## INSTRUCTION
Please, without the pictures, retype exactly the lines from the start of the material through the line that holds "import pandas as pd".

## DATASET SECTION
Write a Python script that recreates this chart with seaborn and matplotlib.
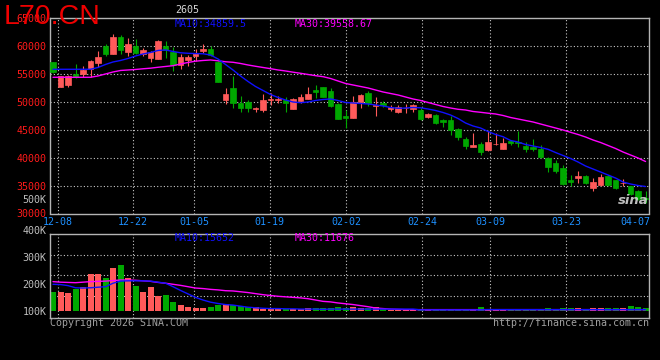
import matplotlib
matplotlib.use("Agg")
import matplotlib.pyplot as plt
import seaborn as sns
import pandas as pd

# ==========================================
# 1. DATA
# ==========================================
opens = [57032, 52669, 52920, 54940, 54940, 55834, 56907, 59946, 58516, 61556,
         58874, 59946, 58516, 57801, 57622, 59946, 58927, 56549, 57443, 58158,
         59052, 59410, 57086, 50291, 52437, 49755, 49934, 48650, 48503, 50238,
         50291, 50291, 48682, 50112, 50470, 52079, 52616, 51900, 49576, 47431,
         47073, 49934, 51543, 49218, 49755, 48682, 48146, 48771, 48682, 48503,
         47252, 47609, 46715, 46715, 45106, 43318, 41888, 42424, 41352, 42370,
         41530, 42961, 42782, 42067, 41888, 41530, 39921, 39027, 38133, 35987,
         36345, 36703, 34557, 35093, 36703, 35987, 35397, 34914, 34020, 32700]
highs = [57139, 54650, 54707, 56728, 56370, 57390, 59052, 60304, 62092, 61913,
         61377, 61198, 59589, 59052, 61019, 60840, 59821, 58516, 58337, 59410,
         60304, 59946, 57264, 52437, 54582, 51006, 50291, 49093, 51364, 51543,
         51006, 50827, 50649, 51364, 52616, 52973, 52700, 52437, 49665, 48503,
         51006, 51275, 51900, 50827, 50112, 49397, 49397, 49576, 49487, 48861,
         47967, 47788, 46805, 47431, 45196, 43676, 44391, 42782, 44749, 44391,
         43497, 43139, 44749, 42782, 43318, 42246, 40011, 39564, 38670, 36881,
         37597, 36881, 36345, 37060, 36881, 36077, 36166, 34914, 34200, 34000]
lows = [55172, 52562, 52562, 54171, 54457, 54457, 56192, 58158, 58427, 58516,
        58158, 58516, 58158, 57086, 57533, 57801, 55477, 55834, 56370, 57264,
        58695, 58158, 53422, 49576, 48861, 48146, 48146, 48200, 48146, 49397,
        49755, 48146, 48593, 49755, 50381, 50649, 50738, 49040, 46805, 45285,
        46984, 48861, 49218, 47431, 49040, 48325, 47967, 47967, 48146, 46715,
        47073, 46000, 45464, 44033, 43139, 41530, 41799, 40458, 41173, 42156,
        41441, 42246, 41888, 40994, 41173, 39921, 37418, 37239, 35093, 34914,
        35451, 35362, 34020, 34914, 35004, 34378, 34914, 33300, 32400, 31800]
closes = [55351, 54582, 54582, 54457, 55655, 57264, 57980, 58516, 61556, 59231,
          60304, 58695, 59231, 58874, 60840, 59231, 56549, 57980, 57980, 58695,
          59410, 58337, 53511, 51364, 49755, 48861, 48861, 48800, 50291, 50470,
          50470, 49755, 50470, 50827, 51364, 51722, 50827, 49218, 46894, 47073,
          49934, 51185, 49755, 49397, 49397, 49040, 49040, 48861, 49397, 46894,
          47788, 46179, 46358, 44927, 43676, 42120, 42246, 40994, 42782, 42424,
          42603, 42603, 42514, 41530, 41530, 40100, 38312, 37597, 35272, 35630,
          36703, 35451, 35630, 36524, 35093, 34557, 35451, 33400, 32600, 32550]
ma10 = [55780, 55780, 55780, 55780, 55780, 55780, 56102, 56639, 57086, 57354,
        57711, 58158, 58516, 58784, 59142, 59231, 58963, 58730, 58641, 58587,
        58552, 58337, 57622, 56639, 55655, 54582, 53599, 52705, 51990, 51275,
        50738, 50291, 49934, 49808, 49934, 50202, 50381, 50470, 50202, 49845,
        49755, 49665, 49576, 49397, 49218, 48950, 48807, 48861, 48950, 48896,
        48682, 48414, 48056, 47609, 46984, 46179, 45643, 45285, 44659, 44123,
        43729, 43050, 42782, 42335, 42067, 41799, 41477, 40904, 40368, 39831,
        39205, 38490, 37954, 37418, 36881, 36345, 35630, 35272, 35004, 34825]
ma30 = [54350, 54350, 54350, 54350, 54350, 54350, 54582, 54940, 55298, 55566,
        55655, 55745, 55870, 55977, 56138, 56281, 56424, 56728, 56996, 57229,
        57354, 57443, 57300, 57121, 57032, 56817, 56549, 56317, 56102, 55888,
        55655, 55477, 55262, 55065, 54851, 54636, 54457, 54135, 53688, 53241,
        52973, 52705, 52437, 52079, 51722, 51453, 51185, 50827, 50470, 50202,
        49845, 49487, 49129, 48861, 48629, 48503, 48235, 48092, 47931, 47788,
        47520, 47162, 46894, 46626, 46358, 46000, 45642, 45285, 44927, 44516,
        44123, 43676, 43139, 42693, 42157, 41620, 40994, 40458, 39921, 39295]

# volume, in K, on the scale printed at the left of the lower panel
volume = [171, 171, 167, 181, 190, 239, 239, 224, 261, 271,
          224, 193, 171, 189, 156, 159, 134, 121, 115, 111,
          111, 114, 121, 125, 121, 117, 112, 112, 108, 108,
          106, 106, 106, 106, 110, 109, 109, 109, 113, 109,
          113, 109, 110, 113, 105, 103, 104, 103, 104, 103,
          103, 103, 108, 108, 108, 108, 108, 114, 104, 104,
          103, 108, 104, 103, 103, 103, 109, 106, 109, 109,
          109, 104, 109, 109, 109, 109, 109, 118, 114, 109]
vol_ma10 = [199, 198, 194, 186, 185, 186, 188, 190, 203, 211,
            212, 212, 212, 211, 207, 203, 190, 176, 163, 150,
            140, 132, 127, 123, 121, 117, 113, 111, 109, 108,
            108, 107, 107, 106, 106, 106, 105, 106, 106, 106,
            106, 106, 106, 106, 106, 106, 106, 106, 106, 103,
            103, 103, 103, 103, 103, 103, 103, 103, 104, 104,
            104, 104, 104, 104, 104, 104, 104, 104, 104, 104,
            104, 104, 104, 104, 104, 104, 104, 104, 104, 104]
vol_ma30 = [209, 207, 206, 205, 207, 209, 210, 211, 213, 215,
            215, 214, 212, 210, 206, 203, 199, 195, 190, 185,
            183, 180, 178, 175, 174, 171, 168, 164, 160, 157,
            154, 152, 150, 148, 145, 140, 135, 133, 129, 126,
            123, 119, 115, 110, 108, 106, 105, 104, 104, 104,
            104, 104, 104, 104, 104, 104, 104, 104, 104, 104,
            104, 104, 104, 104, 104, 104, 104, 104, 104, 104,
            104, 104, 104, 104, 104, 104, 104, 104, 104, 104]
vol_base = 100

tick_pos = [0.6, 10.7, 18.8, 28.9, 39.1, 49.2, 58.3, 68.4, 77.6]
tick_labels = ["12-08", "12-22", "01-05", "01-19", "02-02",
               "02-24", "03-09", "03-23", "04-07"]
price_ticks = [30000, 35000, 40000, 45000, 50000, 55000, 60000, 65000]
vol_ticks = [100, 200, 300]

# ==========================================
# 2. STYLE
# ==========================================
UP = "#ff5a5a"
DOWN = "#00a800"
GRID = "#c8c8c8"
BORDER = "#b4b4b4"
BLUE = "#1010ff"
MAGENTA = "#ff00ff"

sns.set_theme(style="dark", rc={
    "axes.facecolor": "black",
    "figure.facecolor": "black",
    "savefig.facecolor": "black",
    "axes.edgecolor": BORDER,
})
plt.rcParams["font.family"] = ["DejaVu Sans Mono"]

df = pd.DataFrame({"open": opens, "high": highs, "low": lows, "close": closes,
                   "ma10": ma10, "ma30": ma30, "vol": volume,
                   "vma10": vol_ma10, "vma30": vol_ma30})
df["idx"] = range(len(df))
colors = [UP if c >= o else DOWN for o, c in zip(df["open"], df["close"])]

fig = plt.figure(figsize=(6.6, 3.6), dpi=100)
ax = fig.add_axes([50 / 660, 1 - 213.5 / 360, 599.3 / 660, 195.8 / 360])
axv = fig.add_axes([50 / 660, 1 - 318 / 360, 599.3 / 660, 83.7 / 360])

# ==========================================
# 3. CANDLES + MOVING AVERAGES
# ==========================================
grid_kw = dict(color=GRID, lw=0.8, ls=(0, (1, 2)), zorder=0)
for p in price_ticks[1:-1]:
    ax.axhline(p, **grid_kw)
for p in tick_pos[:-1]:
    ax.axvline(p, **grid_kw)
    axv.axvline(p, **grid_kw)

ax.vlines(df["idx"], df["low"], df["high"], colors=colors, lw=0.8, zorder=2)
body_low = df[["open", "close"]].min(axis=1)
body_h = (df["close"] - df["open"]).abs()
ax.bar(df["idx"], body_h, bottom=body_low, width=0.72, color=colors,
       edgecolor=colors, linewidth=0.5, zorder=3)

sns.lineplot(data=df, x="idx", y="ma30", color=MAGENTA, lw=1.0, ax=ax, zorder=4)
sns.lineplot(data=df, x="idx", y="ma10", color=BLUE, lw=1.0, ax=ax, zorder=5)

ax.set_xlim(-0.4, 79.5)
ax.set_ylim(30000, 65000)
ax.set_yticks(price_ticks)
ax.set_yticklabels([str(p) for p in price_ticks], color="#ff1a1a", fontsize=7.2)
ax.set_xticks(tick_pos)
ax.set_xticklabels(tick_labels, color="#1e90ff", fontsize=7.2)
ax.tick_params(length=0, pad=2.5)
ax.set_xlabel("")
ax.set_ylabel("")
ax.grid(False)

# ==========================================
# 4. VOLUME PANEL
# ==========================================
for f in [0.263, 0.508, 0.753]:
    axv.plot([0, 1], [f, f], transform=axv.transAxes, **grid_kw)
axv.bar(df["idx"], df["vol"] - vol_base, bottom=vol_base, width=0.8,
        color=colors, linewidth=0, zorder=2)
sns.lineplot(data=df, x="idx", y="vma30", color=MAGENTA, lw=1.0, ax=axv, zorder=4)
sns.lineplot(data=df, x="idx", y="vma10", color=BLUE, lw=1.0, ax=axv, zorder=5)
axv.set_xlim(-0.4, 79.5)
axv.set_ylim(72.6, 386.5)
axv.set_yticks(vol_ticks)
axv.set_yticklabels([f"{v}K" for v in vol_ticks], color="#bebebe", fontsize=7.2)
axv.set_xticks([])
axv.tick_params(length=0, pad=2.5)
axv.set_xlabel("")
axv.set_ylabel("")
axv.grid(False)

for a in (ax, axv):
    for s in a.spines.values():
        s.set_color(BORDER)
        s.set_linewidth(1.0)

# ==========================================
# 5. TEXTS
# ==========================================
def px(x, y):
    return x / 660, 1 - y / 360

mono = dict(fontsize=7.2, va="center")
fig.text(*px(175, 23.7), "MA10:34859.5", color=BLUE, **mono)
fig.text(*px(295, 23.7), "MA30:39558.67", color=MAGENTA, **mono)
fig.text(*px(175, 238.3), "MA10:15652", color=BLUE, **mono)
fig.text(*px(295, 238.3), "MA30:11676", color=MAGENTA, **mono)
fig.text(*px(175, 10), "2605", color="#d8d8d8", **mono)
fig.text(*px(46.5, 231), "400K", color="#bebebe", ha="right", **mono)
fig.text(*px(46.5, 200), "500K", color="#bebebe", ha="right", **mono)
fig.text(*px(50, 323.5), "Copyright 2026 SINA.COM", color="#a0a0a0", **mono)
fig.text(*px(649.3, 323.5), "http://finance.sina.com.cn", color="#a0a0a0",
         ha="right", **mono)
fig.text(*px(4, 17), "L70.CN", color="#ee0000", fontsize=20.5,
         family="Liberation Sans", va="center")
# sina watermark in the lower right corner of the price panel
fig.text(*px(633, 201), "sina", color="#d4d4d4", fontsize=9.5, alpha=0.9,
         family="DejaVu Sans", style="italic", weight="bold",
         ha="center", va="center", zorder=10)

fig.savefig("out.png", dpi=100, facecolor="black")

## TASK OUTPUT
Write a Python script that recreates this chart with seaborn and matplotlib.
import matplotlib
matplotlib.use("Agg")
import matplotlib.pyplot as plt
import seaborn as sns
import pandas as pd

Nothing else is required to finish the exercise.